Conclusions of Law: As pertains to this case, “a party may amend a pleading only by leave of court or by written consent of the adverse party. Leave of court shall be given freely when justice so requires.” Rule 1.190(a), Fla. R. Civ. P. Granting or denying a motion to amend a complaint lies with the discretion of the court. B.P. Development and Management Corp. v. P. Lafer Enterprises, Inc., 538 So.2d 1379, 1382 (Fla. 5th DCA 1989). In exercising such discretion, the Court must consider the prejudice, if any, to the Defendant if the amendment is permitted. Rule 1.190(a), author’s comment (1967). The test of prejudice is the primary, but not only, consideration. New River Yachting Center, Inc. v. Bacchiochi, 407 So.2d 607, 609 (Fla. 4th DCA 1981); Cousins Restaurant Associates v. TGI Friday’s, Inc., 843 So.2d 980, 982 (Fla. 4th DCA 2003).

In considering prejudice, the Court must consider the timeliness of the motion. A motion to amend a complaint must be made promptly. Griffin v. Societe Anonyme, 53 Fla. 801, 830, 44 So. 342, 351 (1907). As noted by the Third District Court of Appeal:

While the policy of Florida is to liberally allow amendments to pleadings where justice so requires, [. . .] a trial judge in the exercise of sound discretion may deny further amendments where a case has progressed to a point that liberality ordinarily to be indulged has diminished [. . .]. [T]here is an equally compelling obligation on the court to see to it that the end of all litigation be finally reached.
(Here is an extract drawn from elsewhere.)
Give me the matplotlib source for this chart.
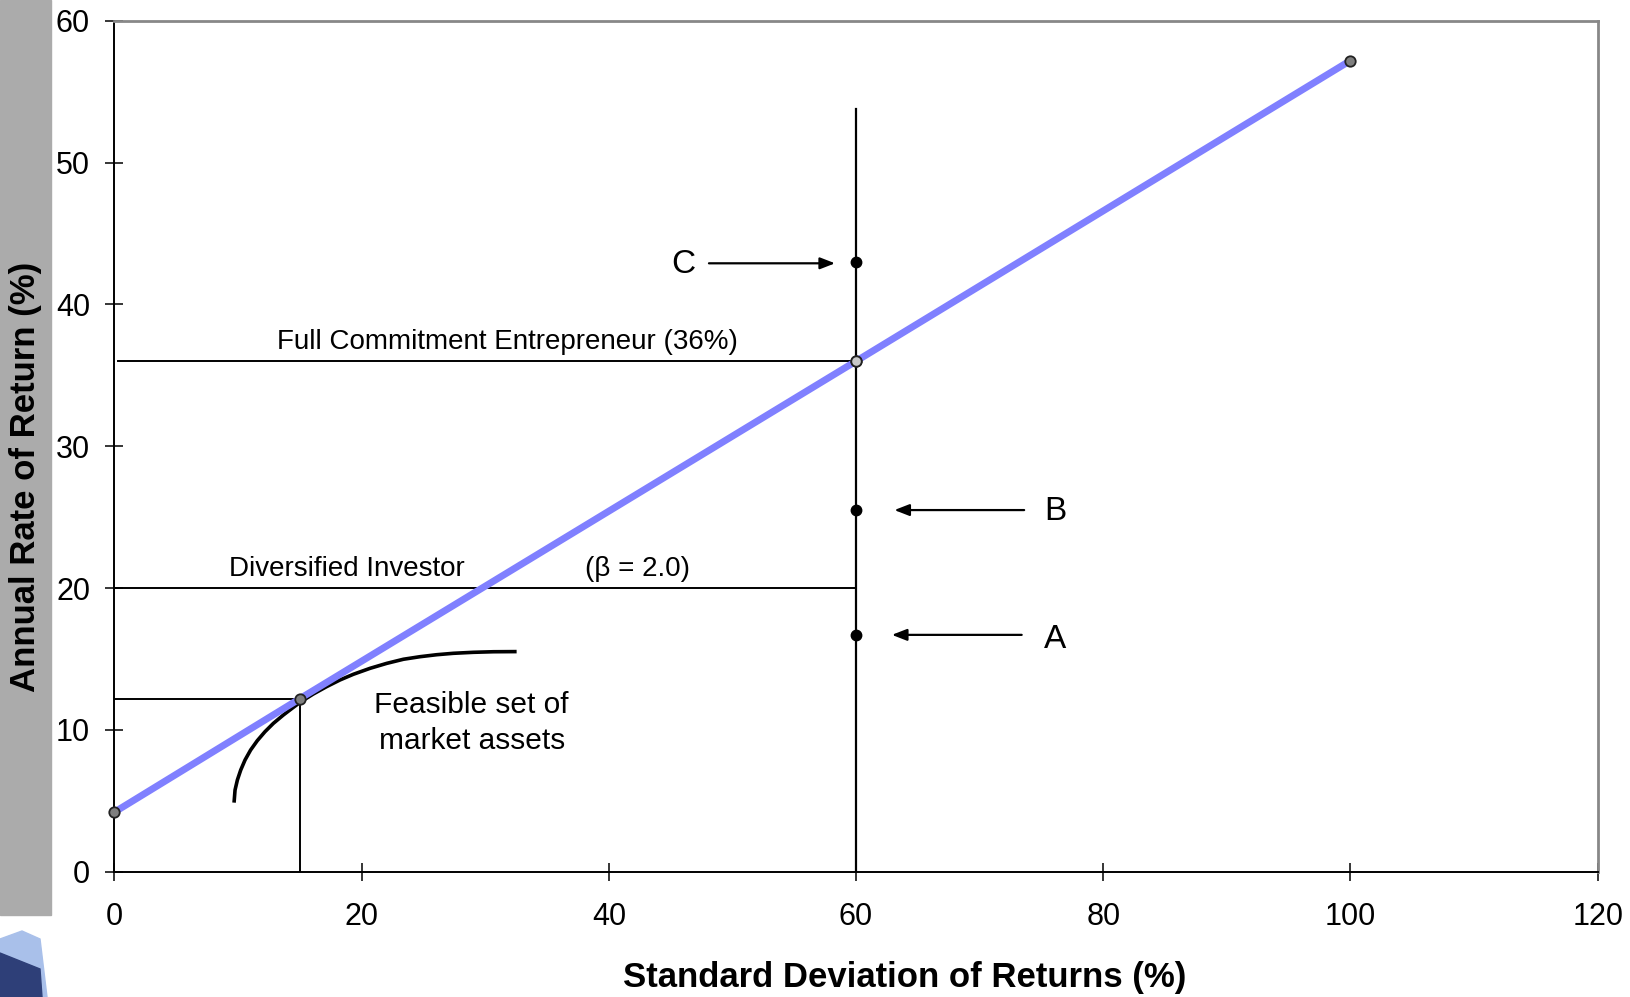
import matplotlib
matplotlib.use("Agg")
import matplotlib.pyplot as plt
from matplotlib.patches import Rectangle, Polygon

plt.rcParams['font.family'] = ['Liberation Sans', 'DejaVu Sans']

# capital market line (risk-free point, tangent point, entrepreneur point, end)
cml_x = [0, 15, 60, 100]
cml_y = [4.2, 12.2, 36.0, 57.2]

# feasible set of market assets
feas_x = [9.68, 9.76, 9.95, 10.22, 10.57, 11.02, 11.56, 12.18, 12.86, 13.67, 14.48,
          15.10, 16.09, 17.17, 18.25, 19.33, 20.68, 22.03, 23.38, 24.72, 26.07,
          27.42, 29.04, 30.66, 32.54]
feas_y = [4.87, 5.76, 6.47, 7.17, 7.88, 8.58, 9.24, 9.87, 10.46, 11.05, 11.59,
          11.99, 12.53, 13.05, 13.52, 13.92, 14.34, 14.69, 14.98, 15.16, 15.30,
          15.40, 15.47, 15.51, 15.52]

# A, B, C points on the 60% volatility line
pt_labels = ['A', 'B', 'C']
pt_y = [16.7, 25.5, 43.0]
pt_sigma = 60

entre_ret = 36
divers_ret = 20
tangent_sigma = 15
tangent_ret = 12.2
vline_top = 53.8

xticks = [0, 20, 40, 60, 80, 100, 120]
yticks = [0, 10, 20, 30, 40, 50, 60]

fig = plt.figure(figsize=(16.31, 9.97), dpi=100)
fig.patches.append(Rectangle((0, 1 - 915 / 997), 51 / 1631, 915 / 997,
                             transform=fig.transFigure, color='#ababab', zorder=0))

ax = fig.add_axes([114.4 / 1631, 1 - 871.7 / 997, (1597.7 - 114.4) / 1631, (871.7 - 20.8) / 997])
ax.set_xlim(0, 120)
ax.set_ylim(0, 60)
ax.set_xticks(xticks)
ax.set_yticks(yticks)
ax.tick_params(direction='inout', length=13, width=1.1, labelsize=22, colors='black')
ax.tick_params(axis='x', pad=15)
ax.tick_params(axis='y', pad=11)
for s in ['left', 'bottom']:
    ax.spines[s].set_linewidth(1.4)
for s in ['top', 'right']:
    ax.spines[s].set_color('#888888')
    ax.spines[s].set_linewidth(2)

# reference lines
ax.plot([0.3, pt_sigma], [entre_ret, entre_ret], color='black', lw=1.4)
ax.plot([0, pt_sigma], [divers_ret, divers_ret], color='black', lw=1.4)
ax.plot([0, tangent_sigma], [tangent_ret, tangent_ret], color='black', lw=1.4)
ax.plot([tangent_sigma, tangent_sigma], [0, tangent_ret], color='black', lw=1.4)
ax.plot([pt_sigma, pt_sigma], [0, vline_top], color='black', lw=1.6)

# feasible set curve
ax.plot(feas_x, feas_y, color='black', lw=2.6, solid_capstyle='butt', solid_joinstyle='round')

# capital market line
ax.plot(cml_x, cml_y, color='#8080ff', lw=5, solid_capstyle='butt', zorder=3)
ax.plot(cml_x, cml_y, 'o', ms=7.5, mfc='#7f7f7f', mec='#222222', mew=1.3, zorder=4,
        linestyle='none', clip_on=False)
ax.plot([pt_sigma], [entre_ret], 'o', ms=7.5, mfc='#c8c8c8', mec='#222222', mew=1.3, zorder=5)

# A, B, C
ax.plot([pt_sigma] * 3, pt_y, 'o', ms=7.5, color='black', zorder=5)
arrow = dict(arrowstyle='-|>,head_length=0.9,head_width=0.35', color='black', lw=1.6,
             shrinkA=0, shrinkB=0)
ax.annotate('', xy=(62.9, pt_y[0]), xytext=(73.4, pt_y[0]), arrowprops=arrow)
ax.annotate('', xy=(63.1, pt_y[1]), xytext=(73.6, pt_y[1]), arrowprops=arrow)
ax.annotate('', xy=(58.3, pt_y[2] - 0.1), xytext=(48.1, pt_y[2] - 0.1), arrowprops=arrow)
ax.text(75.2, pt_y[0] - 0.3, pt_labels[0], fontsize=24, va='center', ha='left')
ax.text(75.2, pt_y[1] - 0.1, pt_labels[1], fontsize=24, va='center', ha='left')
ax.text(47.0, pt_y[2] - 0.2, pt_labels[2], fontsize=24, va='center', ha='right')

# annotations
ax.text(31.8, 36.4, 'Full Commitment Entrepreneur (36%)', fontsize=20, ha='center', va='bottom')
ax.text(9.3, 20.4, 'Diversified Investor', fontsize=20, ha='left', va='bottom')
ax.text(38.1, 20.4, '(\u03b2 = 2.0)', fontsize=20, ha='left', va='bottom')
ax.text(28.9, 10.5, 'Feasible set of\nmarket assets', fontsize=21.5, ha='center', va='center',
        linespacing=1.35)

fig.text(905 / 1631, 1 - 977 / 997, 'Standard Deviation of Returns (%)', fontsize=25,
         fontweight='bold', ha='center', va='center')
fig.text(26 / 1631, 1 - 477 / 997, 'Annual Rate of Return (%)', fontsize=25,
         fontweight='bold', ha='center', va='center', rotation=90)

# small building logo in the lower left corner
fig.patches.append(Polygon([(0, 0), (0, 58 / 997), (22 / 1631, 66 / 997), (40 / 1631, 58 / 997),
                            (47 / 1631, 0)], closed=True, transform=fig.transFigure,
                           color='#a9c0ea', zorder=0))
fig.patches.append(Polygon([(0, 0), (0, 44 / 997), (40 / 1631, 28 / 997), (42 / 1631, 0)],
                           closed=True, transform=fig.transFigure, color='#2e3f78', zorder=0))

fig.savefig('out.png', dpi=100)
Alvarez v. DeAguirre, 395 So.2d 213, 216 (Fla. 3d DCA 1981). In one case, a seven-month delay in filing a motion to amend warranted the denial of the motion. New River Yachting, 407 So.2d at 608-09. In another, an eight month delay warranted denial. Avis Rent A Car Systems, Inc. v. Hubbell, 11 Fla. L. Weekly Supp. 257 (Broward Cty. Ct. 2004).

The Court also keeps in mind that this is a civil case, with a recommended resolution standard of 18 months. Rule 2.085(e)(1)(B). In the instant case, the matter had already been pending for the 18 month period when the Defendant served its Motion. Additionally, as a county court case, this case involves a relatively small amount in dispute. Moreover, the Plaintiff has already had to come to court several times on pretrial matters at the behest of the Defendant. The Defendant was unable to advise the Court as to the reasons for the significant delay in this case. For all these reasons, and considering the case law cited above, the Court declines to exercise its discretion to allow the Defendant to file an amended affirmative defense. Accordingly, it is hereby

DONE AND ORDERED at Fort Lauderdale, Broward County, Florida, this 21st day of March, 2005.